Task goal:
Each line of the material must be repeated precisely, with the pictures left out.

Dataset section:
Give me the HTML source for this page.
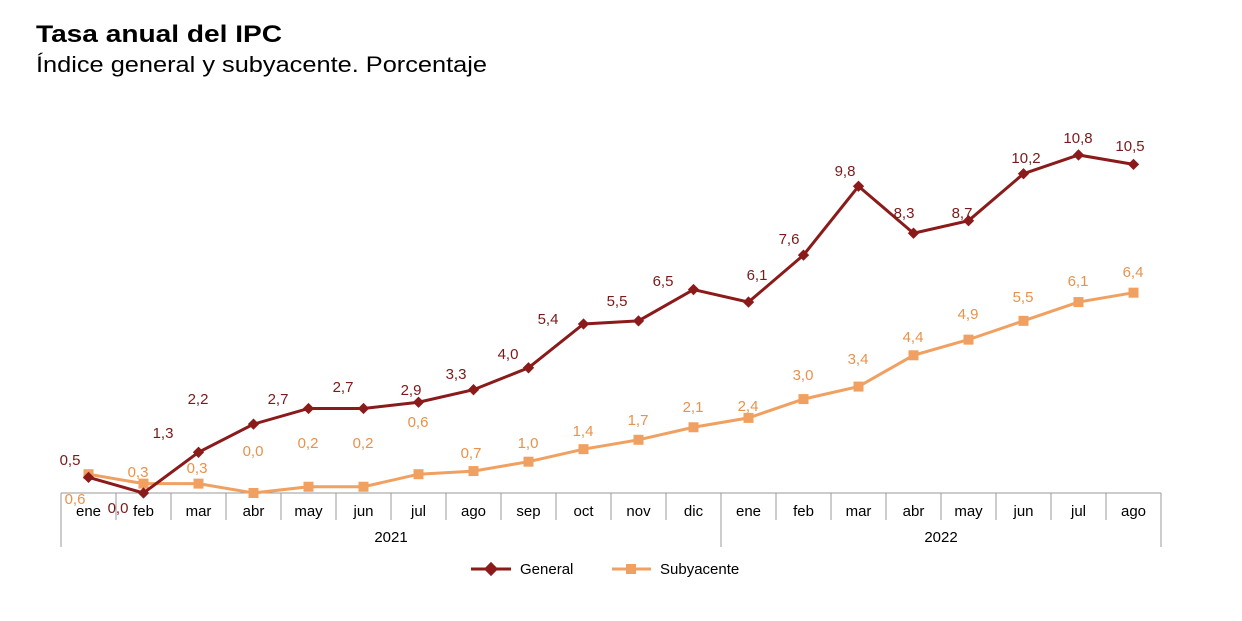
<!DOCTYPE html>
<html><head><meta charset="utf-8"><style>
html,body{margin:0;padding:0;background:#fff;}
svg{display:block;font-family:"Liberation Sans",Arial,sans-serif;}
</style></head><body>
<svg width="1242" height="621" viewBox="0 0 1242 621" xmlns="http://www.w3.org/2000/svg">
<text x="36" y="42" font-size="24" font-weight="bold" fill="#000" textLength="246" lengthAdjust="spacingAndGlyphs">Tasa anual del IPC</text>
<text x="36" y="72" font-size="22" fill="#000" textLength="451" lengthAdjust="spacingAndGlyphs">Índice general y subyacente. Porcentaje</text>
<g stroke="#999" stroke-width="1">
<line x1="61" y1="493" x2="1161" y2="493"/>
<line x1="61" y1="493" x2="61" y2="547"/>
<line x1="721" y1="493" x2="721" y2="547"/>
<line x1="1161" y1="493" x2="1161" y2="547"/>
<g id="t"></g>
</g>
<g id="content"></g>
<text x="391" y="542" font-size="15" text-anchor="middle" fill="#000">2021</text>
<text x="941" y="542" font-size="15" text-anchor="middle" fill="#000">2022</text>
<line x1="471" y1="569" x2="511" y2="569" stroke="#8B1A1A" stroke-width="3"/>
<rect x="486" y="564" width="10" height="10" fill="#8B1A1A" transform="rotate(45 491 569)"/>
<text x="520" y="574" font-size="15" fill="#000">General</text>
<line x1="612" y1="569" x2="651" y2="569" stroke="#F0A060" stroke-width="3"/>
<rect x="626" y="564" width="10" height="10" fill="#F0A060"/>
<text x="660" y="574" font-size="15" fill="#000">Subyacente</text>
<script>
var m=["ene","feb","mar","abr","may","jun","jul","ago","sep","oct","nov","dic","ene","feb","mar","abr","may","jun","jul","ago"];
var g=[0.5,0.0,1.3,2.2,2.7,2.7,2.9,3.3,4.0,5.4,5.5,6.5,6.1,7.6,9.8,8.3,8.7,10.2,10.8,10.5];
var s=[0.6,0.3,0.3,0.0,0.2,0.2,0.6,0.7,1.0,1.4,1.7,2.1,2.4,3.0,3.4,4.4,4.9,5.5,6.1,6.4];
var gl=[[70,465],[118,513],[163,438],[198,404],[278,404],[343,392],[411,395],[456,379],[508,359],[548,324],[617,306],[663,286],[757,280],[789,244],[845,176],[904,218],[962,218],[1026,163],[1078,143],[1130,151]];
var sl=[[75,504],[138,477],[197,473],[253,456],[308,448],[363,448],[418,427],[471,458],[528,448],[583,436],[638,425],[693,412],[748,411],[803,380],[858,364],[913,342],[968,319],[1023,302],[1078,286],[1133,277]];
var NS="http://www.w3.org/2000/svg",c=document.getElementById("content"),t=document.getElementById("t");
function el(n,a,p,txt){var e=document.createElementNS(NS,n);for(var k in a)e.setAttribute(k,a[k]);if(txt!=null)e.textContent=txt;(p||c).appendChild(e);return e;}
function X(i){return 88.5+55*i;}function Y(v){return 493-v*31.3;}
for(var i=0;i<20;i++){
 if(i>0&&i!=12)el("line",{x1:61+55*i,y1:493,x2:61+55*i,y2:520},t);
 el("text",{x:X(i),y:516,"font-size":15,"text-anchor":"middle",fill:"#000"},c,m[i]);
}
function pts(a){return a.map(function(v,i){return X(i)+","+Y(v)}).join(" ");}
el("polyline",{points:pts(s),fill:"none",stroke:"#F0A060","stroke-width":3});
s.forEach(function(v,i){el("rect",{x:X(i)-5,y:Y(v)-5,width:10,height:10,fill:"#F0A060"});});
el("polyline",{points:pts(g),fill:"none",stroke:"#8B1A1A","stroke-width":3});
g.forEach(function(v,i){el("rect",{x:X(i)-4,y:Y(v)-4,width:8,height:8,fill:"#8B1A1A",transform:"rotate(45 "+X(i)+" "+Y(v)+")"});});
g.forEach(function(v,i){el("text",{x:gl[i][0],y:gl[i][1],"font-size":15,"text-anchor":"middle",fill:"#7A1A1A"},c,v.toFixed(1).replace(".",","));});
s.forEach(function(v,i){el("text",{x:sl[i][0],y:sl[i][1],"font-size":15,"text-anchor":"middle",fill:"#E8924A"},c,v.toFixed(1).replace(".",","));});
</script>
</svg>
</body></html>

Response to this task:
Give me the HTML source for this page.
<!DOCTYPE html>
<html><head><meta charset="utf-8"><style>
html,body{margin:0;padding:0;background:#fff;}
svg{display:block;font-family:"Liberation Sans",Arial,sans-serif;}
</style></head><body>
<svg width="1242" height="621" viewBox="0 0 1242 621" xmlns="http://www.w3.org/2000/svg">
<text x="36" y="42" font-size="24" font-weight="bold" fill="#000" textLength="246" lengthAdjust="spacingAndGlyphs">Tasa anual del IPC</text>
<text x="36" y="72" font-size="22" fill="#000" textLength="451" lengthAdjust="spacingAndGlyphs">Índice general y subyacente. Porcentaje</text>
<g stroke="#999" stroke-width="1">
<line x1="61" y1="493" x2="1161" y2="493"/>
<line x1="61" y1="493" x2="61" y2="547"/>
<line x1="721" y1="493" x2="721" y2="547"/>
<line x1="1161" y1="493" x2="1161" y2="547"/>
<g id="t"></g>
</g>
<g id="content"></g>
<text x="391" y="542" font-size="15" text-anchor="middle" fill="#000">2021</text>
<text x="941" y="542" font-size="15" text-anchor="middle" fill="#000">2022</text>
<line x1="471" y1="569" x2="511" y2="569" stroke="#8B1A1A" stroke-width="3"/>
<rect x="486" y="564" width="10" height="10" fill="#8B1A1A" transform="rotate(45 491 569)"/>
<text x="520" y="574" font-size="15" fill="#000">General</text>
<line x1="612" y1="569" x2="651" y2="569" stroke="#F0A060" stroke-width="3"/>
<rect x="626" y="564" width="10" height="10" fill="#F0A060"/>
<text x="660" y="574" font-size="15" fill="#000">Subyacente</text>
<script>
var m=["ene","feb","mar","abr","may","jun","jul","ago","sep","oct","nov","dic","ene","feb","mar","abr","may","jun","jul","ago"];
var g=[0.5,0.0,1.3,2.2,2.7,2.7,2.9,3.3,4.0,5.4,5.5,6.5,6.1,7.6,9.8,8.3,8.7,10.2,10.8,10.5];
var s=[0.6,0.3,0.3,0.0,0.2,0.2,0.6,0.7,1.0,1.4,1.7,2.1,2.4,3.0,3.4,4.4,4.9,5.5,6.1,6.4];
var gl=[[70,465],[118,513],[163,438],[198,404],[278,404],[343,392],[411,395],[456,379],[508,359],[548,324],[617,306],[663,286],[757,280],[789,244],[845,176],[904,218],[962,218],[1026,163],[1078,143],[1130,151]];
var sl=[[75,504],[138,477],[197,473],[253,456],[308,448],[363,448],[418,427],[471,458],[528,448],[583,436],[638,425],[693,412],[748,411],[803,380],[858,364],[913,342],[968,319],[1023,302],[1078,286],[1133,277]];
var NS="http://www.w3.org/2000/svg",c=document.getElementById("content"),t=document.getElementById("t");
function el(n,a,p,txt){var e=document.createElementNS(NS,n);for(var k in a)e.setAttribute(k,a[k]);if(txt!=null)e.textContent=txt;(p||c).appendChild(e);return e;}
function X(i){return 88.5+55*i;}function Y(v){return 493-v*31.3;}
for(var i=0;i<20;i++){
 if(i>0&&i!=12)el("line",{x1:61+55*i,y1:493,x2:61+55*i,y2:520},t);
 el("text",{x:X(i),y:516,"font-size":15,"text-anchor":"middle",fill:"#000"},c,m[i]);
}
function pts(a){return a.map(function(v,i){return X(i)+","+Y(v)}).join(" ");}
el("polyline",{points:pts(s),fill:"none",stroke:"#F0A060","stroke-width":3});
s.forEach(function(v,i){el("rect",{x:X(i)-5,y:Y(v)-5,width:10,height:10,fill:"#F0A060"});});
el("polyline",{points:pts(g),fill:"none",stroke:"#8B1A1A","stroke-width":3});
g.forEach(function(v,i){el("rect",{x:X(i)-4,y:Y(v)-4,width:8,height:8,fill:"#8B1A1A",transform:"rotate(45 "+X(i)+" "+Y(v)+")"});});
g.forEach(function(v,i){el("text",{x:gl[i][0],y:gl[i][1],"font-size":15,"text-anchor":"middle",fill:"#7A1A1A"},c,v.toFixed(1).replace(".",","));});
s.forEach(function(v,i){el("text",{x:sl[i][0],y:sl[i][1],"font-size":15,"text-anchor":"middle",fill:"#E8924A"},c,v.toFixed(1).replace(".",","));});
</script>
</svg>
</body></html>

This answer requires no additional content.